Extracted entries:
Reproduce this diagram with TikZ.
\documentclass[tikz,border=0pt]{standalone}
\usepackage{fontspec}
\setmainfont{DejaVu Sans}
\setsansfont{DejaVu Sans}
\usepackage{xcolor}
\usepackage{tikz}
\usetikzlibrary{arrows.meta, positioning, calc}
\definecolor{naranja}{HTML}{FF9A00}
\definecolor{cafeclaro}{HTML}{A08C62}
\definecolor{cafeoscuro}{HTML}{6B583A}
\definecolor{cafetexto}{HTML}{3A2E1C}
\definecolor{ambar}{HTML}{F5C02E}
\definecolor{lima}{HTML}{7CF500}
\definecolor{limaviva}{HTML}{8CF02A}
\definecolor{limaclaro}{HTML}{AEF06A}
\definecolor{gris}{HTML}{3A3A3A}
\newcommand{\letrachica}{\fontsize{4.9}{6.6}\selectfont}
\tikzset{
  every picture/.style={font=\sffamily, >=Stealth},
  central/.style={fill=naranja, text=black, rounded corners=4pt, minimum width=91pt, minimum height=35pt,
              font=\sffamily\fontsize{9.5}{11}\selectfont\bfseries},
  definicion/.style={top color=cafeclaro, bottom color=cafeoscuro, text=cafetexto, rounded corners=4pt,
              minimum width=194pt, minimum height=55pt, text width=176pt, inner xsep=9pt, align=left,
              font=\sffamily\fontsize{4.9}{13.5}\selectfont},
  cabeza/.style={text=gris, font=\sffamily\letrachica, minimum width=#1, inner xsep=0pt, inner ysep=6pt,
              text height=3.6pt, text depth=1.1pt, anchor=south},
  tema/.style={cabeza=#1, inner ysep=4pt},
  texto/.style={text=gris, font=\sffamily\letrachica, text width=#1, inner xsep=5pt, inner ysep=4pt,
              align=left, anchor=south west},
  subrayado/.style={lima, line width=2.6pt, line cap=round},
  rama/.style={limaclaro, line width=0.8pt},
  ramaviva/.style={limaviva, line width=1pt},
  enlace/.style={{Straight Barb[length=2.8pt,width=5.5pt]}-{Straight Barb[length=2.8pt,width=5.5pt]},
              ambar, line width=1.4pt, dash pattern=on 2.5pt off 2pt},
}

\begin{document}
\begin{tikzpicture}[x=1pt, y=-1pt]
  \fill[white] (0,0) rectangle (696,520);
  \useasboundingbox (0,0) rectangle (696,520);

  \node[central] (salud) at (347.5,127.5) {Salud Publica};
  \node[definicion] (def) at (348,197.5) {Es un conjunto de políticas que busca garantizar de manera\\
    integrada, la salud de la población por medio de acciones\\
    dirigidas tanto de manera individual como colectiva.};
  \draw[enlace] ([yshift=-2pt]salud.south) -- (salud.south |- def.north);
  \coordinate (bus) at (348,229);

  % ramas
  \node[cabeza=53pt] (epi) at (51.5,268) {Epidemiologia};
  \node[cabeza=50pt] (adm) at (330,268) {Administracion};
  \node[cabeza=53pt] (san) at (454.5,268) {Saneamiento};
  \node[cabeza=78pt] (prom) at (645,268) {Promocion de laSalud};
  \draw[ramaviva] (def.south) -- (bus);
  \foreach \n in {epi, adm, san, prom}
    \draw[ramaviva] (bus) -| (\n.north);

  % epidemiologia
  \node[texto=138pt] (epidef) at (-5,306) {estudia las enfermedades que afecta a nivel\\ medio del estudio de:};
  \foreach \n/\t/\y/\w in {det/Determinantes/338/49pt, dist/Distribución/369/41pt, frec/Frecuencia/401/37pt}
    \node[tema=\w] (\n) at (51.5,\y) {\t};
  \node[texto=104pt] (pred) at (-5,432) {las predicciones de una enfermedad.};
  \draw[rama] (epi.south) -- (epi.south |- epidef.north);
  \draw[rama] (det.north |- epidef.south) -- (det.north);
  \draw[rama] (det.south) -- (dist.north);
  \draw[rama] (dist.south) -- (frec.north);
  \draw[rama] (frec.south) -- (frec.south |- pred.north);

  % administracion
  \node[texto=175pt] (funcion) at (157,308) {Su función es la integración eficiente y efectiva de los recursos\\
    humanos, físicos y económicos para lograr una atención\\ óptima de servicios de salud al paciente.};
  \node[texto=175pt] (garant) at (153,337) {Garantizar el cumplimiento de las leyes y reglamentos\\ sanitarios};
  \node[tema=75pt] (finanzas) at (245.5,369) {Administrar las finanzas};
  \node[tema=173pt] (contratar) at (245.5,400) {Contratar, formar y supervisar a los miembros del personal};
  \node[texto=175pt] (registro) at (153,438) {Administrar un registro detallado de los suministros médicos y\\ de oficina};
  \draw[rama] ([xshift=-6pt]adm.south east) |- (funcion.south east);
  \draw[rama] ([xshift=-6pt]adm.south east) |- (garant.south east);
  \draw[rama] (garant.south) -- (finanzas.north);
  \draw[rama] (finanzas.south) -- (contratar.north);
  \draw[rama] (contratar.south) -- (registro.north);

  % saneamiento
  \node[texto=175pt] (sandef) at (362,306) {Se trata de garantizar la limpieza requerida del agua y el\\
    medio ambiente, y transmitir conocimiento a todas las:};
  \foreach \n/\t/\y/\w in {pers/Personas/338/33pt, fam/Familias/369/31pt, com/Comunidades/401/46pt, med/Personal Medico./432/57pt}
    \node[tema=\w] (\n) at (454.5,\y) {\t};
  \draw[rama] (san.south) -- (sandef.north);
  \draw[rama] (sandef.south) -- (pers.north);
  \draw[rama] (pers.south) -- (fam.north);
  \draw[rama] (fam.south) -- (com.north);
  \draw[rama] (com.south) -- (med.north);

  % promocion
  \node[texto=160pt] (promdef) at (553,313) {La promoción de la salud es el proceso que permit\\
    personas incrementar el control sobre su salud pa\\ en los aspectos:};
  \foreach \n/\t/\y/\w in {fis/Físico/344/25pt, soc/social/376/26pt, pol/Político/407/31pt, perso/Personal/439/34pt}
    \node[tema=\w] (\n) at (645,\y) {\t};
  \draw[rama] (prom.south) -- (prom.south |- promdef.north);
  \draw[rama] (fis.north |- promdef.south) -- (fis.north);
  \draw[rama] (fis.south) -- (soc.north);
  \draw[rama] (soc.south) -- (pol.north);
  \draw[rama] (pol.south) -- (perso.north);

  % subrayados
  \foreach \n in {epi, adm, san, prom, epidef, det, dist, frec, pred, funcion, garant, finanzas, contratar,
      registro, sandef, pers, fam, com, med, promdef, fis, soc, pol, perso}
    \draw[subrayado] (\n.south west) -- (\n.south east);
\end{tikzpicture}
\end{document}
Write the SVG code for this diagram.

==

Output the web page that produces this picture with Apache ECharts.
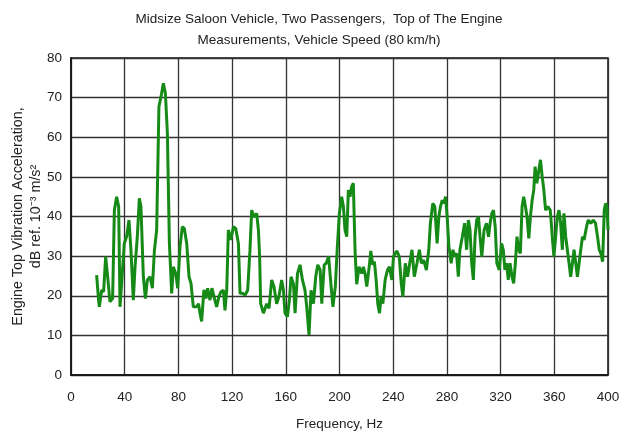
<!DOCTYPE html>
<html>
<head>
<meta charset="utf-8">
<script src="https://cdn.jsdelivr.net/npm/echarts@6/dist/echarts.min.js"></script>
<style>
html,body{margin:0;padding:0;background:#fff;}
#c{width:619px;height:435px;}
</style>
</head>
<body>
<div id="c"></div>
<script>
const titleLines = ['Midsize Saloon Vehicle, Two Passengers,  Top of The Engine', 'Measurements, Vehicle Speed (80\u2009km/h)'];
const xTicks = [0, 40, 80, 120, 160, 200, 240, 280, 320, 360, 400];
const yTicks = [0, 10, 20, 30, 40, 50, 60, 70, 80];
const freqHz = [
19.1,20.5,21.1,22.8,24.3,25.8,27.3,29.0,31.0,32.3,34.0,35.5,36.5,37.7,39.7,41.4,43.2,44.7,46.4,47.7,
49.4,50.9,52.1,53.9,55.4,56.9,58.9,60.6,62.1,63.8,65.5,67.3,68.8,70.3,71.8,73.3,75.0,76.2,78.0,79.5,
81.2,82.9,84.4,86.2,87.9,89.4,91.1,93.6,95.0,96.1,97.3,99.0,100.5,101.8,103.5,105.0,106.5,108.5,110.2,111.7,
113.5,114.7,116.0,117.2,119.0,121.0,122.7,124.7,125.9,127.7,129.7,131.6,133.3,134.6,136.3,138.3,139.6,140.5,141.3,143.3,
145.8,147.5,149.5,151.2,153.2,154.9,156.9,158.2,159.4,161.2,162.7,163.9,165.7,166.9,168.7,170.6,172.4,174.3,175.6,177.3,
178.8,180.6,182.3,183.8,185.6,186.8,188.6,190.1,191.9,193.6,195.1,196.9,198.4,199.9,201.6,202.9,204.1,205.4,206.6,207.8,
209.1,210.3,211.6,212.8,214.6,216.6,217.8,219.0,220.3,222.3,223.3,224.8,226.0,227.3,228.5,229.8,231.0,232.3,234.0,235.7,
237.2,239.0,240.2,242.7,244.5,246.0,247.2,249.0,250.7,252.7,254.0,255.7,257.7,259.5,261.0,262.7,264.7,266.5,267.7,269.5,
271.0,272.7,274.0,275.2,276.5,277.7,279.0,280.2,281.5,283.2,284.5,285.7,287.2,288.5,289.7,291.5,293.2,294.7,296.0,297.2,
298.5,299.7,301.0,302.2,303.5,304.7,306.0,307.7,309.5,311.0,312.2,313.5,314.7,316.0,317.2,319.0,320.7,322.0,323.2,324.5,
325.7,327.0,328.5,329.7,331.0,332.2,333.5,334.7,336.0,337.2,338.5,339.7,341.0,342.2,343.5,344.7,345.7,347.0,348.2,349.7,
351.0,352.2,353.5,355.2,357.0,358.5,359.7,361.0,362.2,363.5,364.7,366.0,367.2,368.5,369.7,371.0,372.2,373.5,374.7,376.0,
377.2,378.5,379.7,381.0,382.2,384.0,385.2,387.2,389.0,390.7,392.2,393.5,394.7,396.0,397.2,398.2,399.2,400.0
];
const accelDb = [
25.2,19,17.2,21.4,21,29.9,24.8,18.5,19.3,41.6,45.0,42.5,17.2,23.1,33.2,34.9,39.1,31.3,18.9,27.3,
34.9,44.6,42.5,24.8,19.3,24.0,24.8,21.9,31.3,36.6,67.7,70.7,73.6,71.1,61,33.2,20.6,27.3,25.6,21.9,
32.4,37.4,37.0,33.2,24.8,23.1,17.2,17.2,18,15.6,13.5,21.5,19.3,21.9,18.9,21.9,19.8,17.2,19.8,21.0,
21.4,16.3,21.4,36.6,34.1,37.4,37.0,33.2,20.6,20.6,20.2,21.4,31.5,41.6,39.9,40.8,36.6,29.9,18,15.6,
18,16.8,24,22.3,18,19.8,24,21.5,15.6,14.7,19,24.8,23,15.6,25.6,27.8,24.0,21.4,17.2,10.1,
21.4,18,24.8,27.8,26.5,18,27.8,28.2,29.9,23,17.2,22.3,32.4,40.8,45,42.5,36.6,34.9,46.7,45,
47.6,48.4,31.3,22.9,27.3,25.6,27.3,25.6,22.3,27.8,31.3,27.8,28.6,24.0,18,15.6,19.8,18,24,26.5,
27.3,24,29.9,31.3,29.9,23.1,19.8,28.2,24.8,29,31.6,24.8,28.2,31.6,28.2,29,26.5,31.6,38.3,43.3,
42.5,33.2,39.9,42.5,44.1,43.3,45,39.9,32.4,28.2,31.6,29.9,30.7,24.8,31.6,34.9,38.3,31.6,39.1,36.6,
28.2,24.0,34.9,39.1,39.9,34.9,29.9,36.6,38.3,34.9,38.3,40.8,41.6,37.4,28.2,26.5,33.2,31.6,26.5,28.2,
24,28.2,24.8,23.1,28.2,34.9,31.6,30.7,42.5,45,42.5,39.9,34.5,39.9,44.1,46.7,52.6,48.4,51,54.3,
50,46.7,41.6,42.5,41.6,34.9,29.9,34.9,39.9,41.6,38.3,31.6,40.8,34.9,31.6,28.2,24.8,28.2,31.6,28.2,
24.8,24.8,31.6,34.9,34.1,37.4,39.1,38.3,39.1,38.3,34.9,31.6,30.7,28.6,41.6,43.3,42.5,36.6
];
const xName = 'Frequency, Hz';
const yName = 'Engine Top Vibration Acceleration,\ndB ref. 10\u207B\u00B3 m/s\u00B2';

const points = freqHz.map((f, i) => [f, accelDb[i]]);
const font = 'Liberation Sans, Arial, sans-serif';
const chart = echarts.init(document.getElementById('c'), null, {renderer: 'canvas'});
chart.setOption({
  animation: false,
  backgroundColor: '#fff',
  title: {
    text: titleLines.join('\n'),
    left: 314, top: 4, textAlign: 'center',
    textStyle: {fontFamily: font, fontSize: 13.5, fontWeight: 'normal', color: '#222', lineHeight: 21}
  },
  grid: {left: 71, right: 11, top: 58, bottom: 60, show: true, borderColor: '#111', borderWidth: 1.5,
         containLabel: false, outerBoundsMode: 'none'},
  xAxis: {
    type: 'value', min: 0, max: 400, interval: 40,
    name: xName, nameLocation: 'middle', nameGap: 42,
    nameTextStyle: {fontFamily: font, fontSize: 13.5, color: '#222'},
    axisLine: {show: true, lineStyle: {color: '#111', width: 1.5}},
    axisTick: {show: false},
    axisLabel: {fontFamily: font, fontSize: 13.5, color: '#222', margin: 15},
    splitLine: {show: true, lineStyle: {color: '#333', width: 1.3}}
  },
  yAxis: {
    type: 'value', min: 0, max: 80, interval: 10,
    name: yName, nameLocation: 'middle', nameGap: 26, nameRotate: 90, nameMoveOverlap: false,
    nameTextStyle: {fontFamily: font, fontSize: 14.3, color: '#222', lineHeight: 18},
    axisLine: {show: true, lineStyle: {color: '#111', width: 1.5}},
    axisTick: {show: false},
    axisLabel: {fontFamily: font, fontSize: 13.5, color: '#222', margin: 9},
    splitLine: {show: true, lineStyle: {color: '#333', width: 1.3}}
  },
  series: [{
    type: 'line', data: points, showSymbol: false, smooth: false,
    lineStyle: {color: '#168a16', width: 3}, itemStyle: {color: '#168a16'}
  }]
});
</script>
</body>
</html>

What the exercise asks: Pick out the lines containing the word "this" and show them.

Task response:
Reproduce this diagram with TikZ.
Write the SVG code for this diagram.
Output the web page that produces this picture with Apache ECharts.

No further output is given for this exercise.